Troubleshooting Heat Exchangers for Environmental Technologies

APRIL 21, 08:30 – 09:00
Session: Keynote
tom-lestina

Thomas G. Lestina

Senior Vice President, Engineering

Heat Transfer Research, Inc.

ABSTRACT

Environmental technologies put a premium on the heat transfer design to minimize the thermal pollution and reduce carbon footprint. Designs of high temperature effectiveness are often specified where the temperature change of a flow stream, ΔT, is a large fraction of the maximum possible temperature change (hot inlet temperature minus cold inlet temperature, Thi – Tci). This attribute along with low pressure drop requirements and compact sizing push the limits of commercial design practices. Process heat exchangers have traditionally been designed with large thermal margins due to application of conservative rules-of-thumb.
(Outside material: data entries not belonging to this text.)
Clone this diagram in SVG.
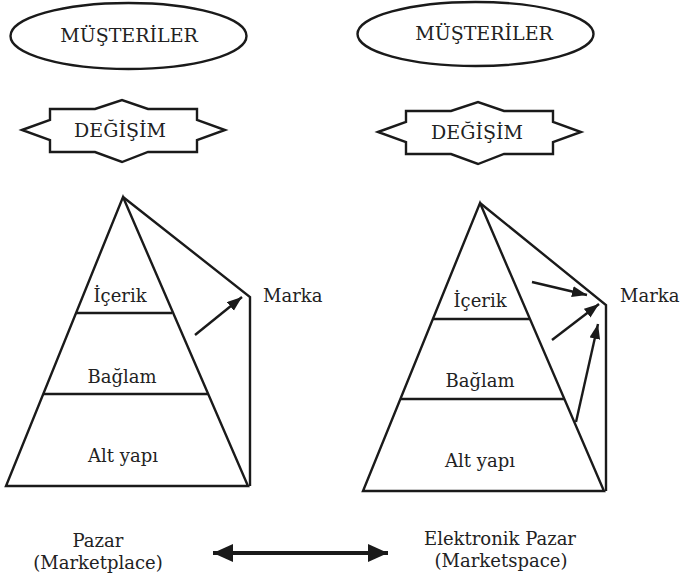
<svg xmlns="http://www.w3.org/2000/svg" width="682" height="579" viewBox="0 0 682 579">
<style>
.s{fill:#fff;stroke:#1a1a1a;stroke-width:2.4;stroke-linejoin:miter}
.l{fill:none;stroke:#1a1a1a;stroke-width:2.4}
.t{font-family:"DejaVu Serif","Liberation Serif",serif;font-size:18px;fill:#222;text-anchor:middle}
.c{font-size:19px}
.a{fill:none;stroke:#1a1a1a;stroke-width:2.4}
.d{fill:none;stroke:#1a1a1a;stroke-width:4}
</style>
<defs>
<marker id="ah" markerUnits="userSpaceOnUse" markerWidth="16" markerHeight="12" refX="15" refY="5.5" orient="auto">
<path d="M0,0 L15,5.5 L0,11 z" fill="#1a1a1a"/>
</marker>
<marker id="bh" markerUnits="userSpaceOnUse" markerWidth="22" markerHeight="20" refX="20" refY="9" orient="auto-start-reverse">
<path d="M0,0 L20,9 L0,18 z" fill="#1a1a1a"/>
</marker>
</defs>
<rect width="682" height="579" fill="#fff"/>

<g id="musteriler-left">
<ellipse class="s" cx="128.5" cy="36" rx="118" ry="33"/>
<text class="t c" x="129" y="42">MÜŞTERİLER</text>
</g>
<g id="musteriler-right">
<ellipse class="s" cx="475.5" cy="34" rx="118" ry="32"/>
<text class="t c" x="484" y="40">MÜŞTERİLER</text>
</g>

<g id="degisim-left">
<path class="s" d="M22,130 L50,120 L50,109 L95,109 L122,100 L148,109 L197,109 L197,120 L225,130 L197,140 L197,152 L148,152 L122,162 L95,152 L50,152 L50,140 Z"/>
<text class="t c" x="120" y="137">DEĞİŞİM</text>
</g>
<g id="degisim-right">
<path class="s" d="M378,132 L406,122 L406,111 L451,111 L478,102 L504,111 L553,111 L553,122 L581,132 L553,142 L553,154 L504,154 L478,164 L451,154 L406,154 L406,142 Z"/>
<text class="t c" x="477" y="139">DEĞİŞİM</text>
</g>

<g id="pyramid-left">
<path class="l" d="M123,197 L250,297 L250,486"/>
<path class="s" d="M123,197 L248,486 L6,486 Z"/>
<line class="l" x1="76" y1="313" x2="172" y2="313"/>
<line class="l" x1="43" y1="394" x2="208" y2="394"/>
<text class="t" x="120" y="302">İçerik</text>
<text class="t" x="122" y="383">Bağlam</text>
<text class="t" x="123" y="462">Alt yapı</text>
</g>
<g id="marka-left">
<text class="t" x="263" y="302" style="text-anchor:start">Marka</text>
</g>

<g id="pyramid-right">
<path class="l" d="M480,203 L606,305 L606,491"/>
<path class="s" d="M480,203 L604,491 L363,491 Z"/>
<line class="l" x1="433" y1="319" x2="530" y2="319"/>
<line class="l" x1="401" y1="399" x2="564" y2="399"/>
<text class="t" x="480" y="307">İçerik</text>
<text class="t" x="480" y="387">Bağlam</text>
<text class="t" x="480" y="467">Alt yapı</text>
</g>
<g id="marka-right">
<text class="t" x="620" y="302" style="text-anchor:start">Marka</text>
</g>

<g id="pazar">
<text class="t" x="98" y="547">Pazar</text>
<text class="t" x="98" y="569">(Marketplace)</text>
</g>
<g id="elektronik-pazar">
<text class="t" x="500" y="545">Elektronik Pazar</text>
<text class="t" x="501" y="567">(Marketspace)</text>
</g>

<g id="connectors">
<line class="a" x1="195" y1="335" x2="242" y2="297" marker-end="url(#ah)"/>
<line class="a" x1="532" y1="282" x2="587" y2="295" marker-end="url(#ah)"/>
<line class="a" x1="552" y1="340" x2="599" y2="304" marker-end="url(#ah)"/>
<line class="a" x1="576" y1="422" x2="598" y2="324" marker-end="url(#ah)"/>
<line class="d" x1="213" y1="553" x2="388" y2="553" marker-start="url(#bh)" marker-end="url(#bh)"/>
</g>
</svg>
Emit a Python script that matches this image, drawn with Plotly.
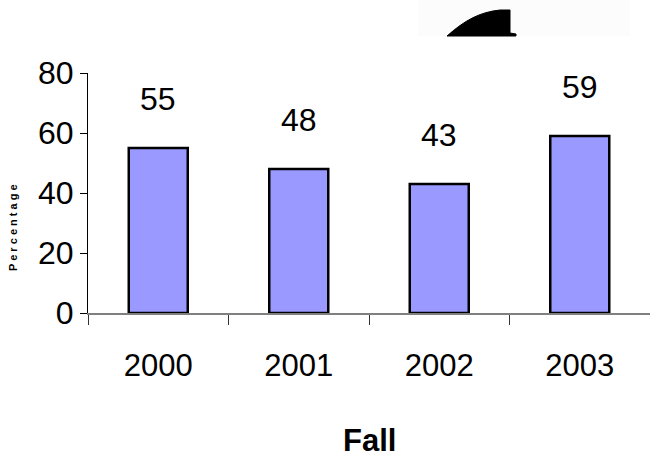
import plotly.graph_objects as go

years = ["2000", "2001", "2002", "2003"]
values = [55, 48, 43, 59]
y_ticks = [0, 20, 40, 60, 80]

W, H = 650, 457
L, R, T, B = 88, 0, 73, 144
pw, ph = W - L - R, H - T - B

def px(x):
    return (x - L) / pw

def py(y):
    return (H - B - y) / ph

FONT = "Liberation Sans Narrow, Arial Narrow, Liberation Sans, Arial, sans-serif"

fig = go.Figure()
fig.add_trace(go.Bar(
    x=years, y=values, width=0.42,
    marker=dict(color="#9999FF", line=dict(color="black", width=2.5)),
    hoverinfo="skip",
))

for i, v in enumerate(values):
    fig.add_annotation(x=i, y=v, text=str(v), showarrow=False, yanchor="middle",
                       yshift=49, font=dict(family=FONT, size=32, color="black"))

fig.add_annotation(xref="paper", yref="paper", x=0.5, y=py(440), yanchor="middle",
                   text="<b>Fall</b>", showarrow=False,
                   font=dict(family=FONT, size=31, color="black"))
fig.add_annotation(xref="paper", yref="paper", x=px(13), y=py(228), yanchor="middle",
                   xanchor="center",
                   text="<b>P e r c e n t a g e</b>", textangle=-90, showarrow=False,
                   font=dict(family="Liberation Sans, Arial", size=11, color="black"))

# faint box and decorative clipped shape at top
fig.add_shape(type="rect", xref="paper", yref="paper",
              x0=px(418), x1=px(630), y0=py(36), y1=py(0),
              fillcolor="#fcfcfc", line=dict(width=0), layer="below")
path = ("M {0},{1} C {2},{3} {4},{5} {6},{7} L {8},{9} L {10},{11} L {12},{13} L {14},{15} Z").format(
    px(447), py(36), px(465), py(20), px(480), py(12), px(500), py(10),
    px(510), py(10), px(510), py(33), px(516), py(34), px(516), py(36))
fig.add_shape(type="path", path=path, xref="paper", yref="paper",
              fillcolor="black", line=dict(color="black", width=1))

fig.update_layout(
    width=W, height=H,
    margin=dict(l=L, r=R, t=T, b=B, pad=0),
    paper_bgcolor="white", plot_bgcolor="white",
    showlegend=False,
    xaxis=dict(
        type="category", range=[-0.5, 3.5],
        showline=True, linecolor="#808080", linewidth=1.5,
        ticks="outside", tickson="boundaries", ticklen=10, tickcolor="#333333", tickwidth=1,
        showgrid=False, zeroline=False,
        tickfont=dict(family=FONT, size=31, color="black"),
        ticklabelstandoff=24,
    ),
    yaxis=dict(
        range=[0, 80], tickvals=y_ticks,
        showline=True, linecolor="black", linewidth=1,
        ticks="outside", ticklen=7, tickcolor="black",
        showgrid=False, zeroline=False,
        tickfont=dict(family=FONT, size=32, color="black"),
    ),
    bargap=0.58,
)

fig.write_html("out.html")
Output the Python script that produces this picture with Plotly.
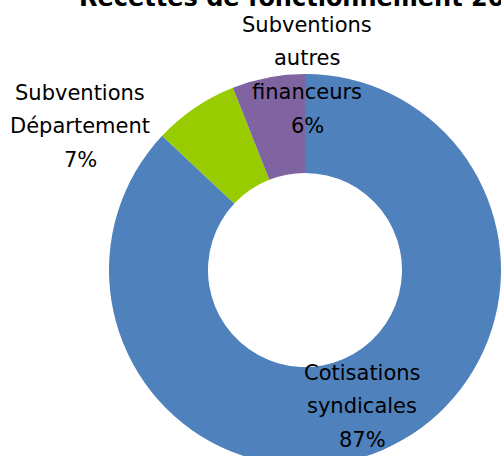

Large engineering margins and traditional rules-of-thumb result in low effectiveness and promote fouling.

HTRI has experience in troubleshooting heat exchangers where the performance is inadequate for desalination, geothermal, thermal solar, and waste heat recovery applications. Problems include fouling, flow maldistribution, tube vibration, and acoustic vibration. This presentation highlights the challenges of implementing effective thermal design and will question the practical limits to the effectiveness of TEMA shell-and-tube exchangers and other designs such as plate heat exchangers and pure counterflow tubular designs. A discussion on the future of heat exchanger design for environmental technologies will include minimizing flow maldistribution, using precise manufacturing, and developing accurate thermal methods.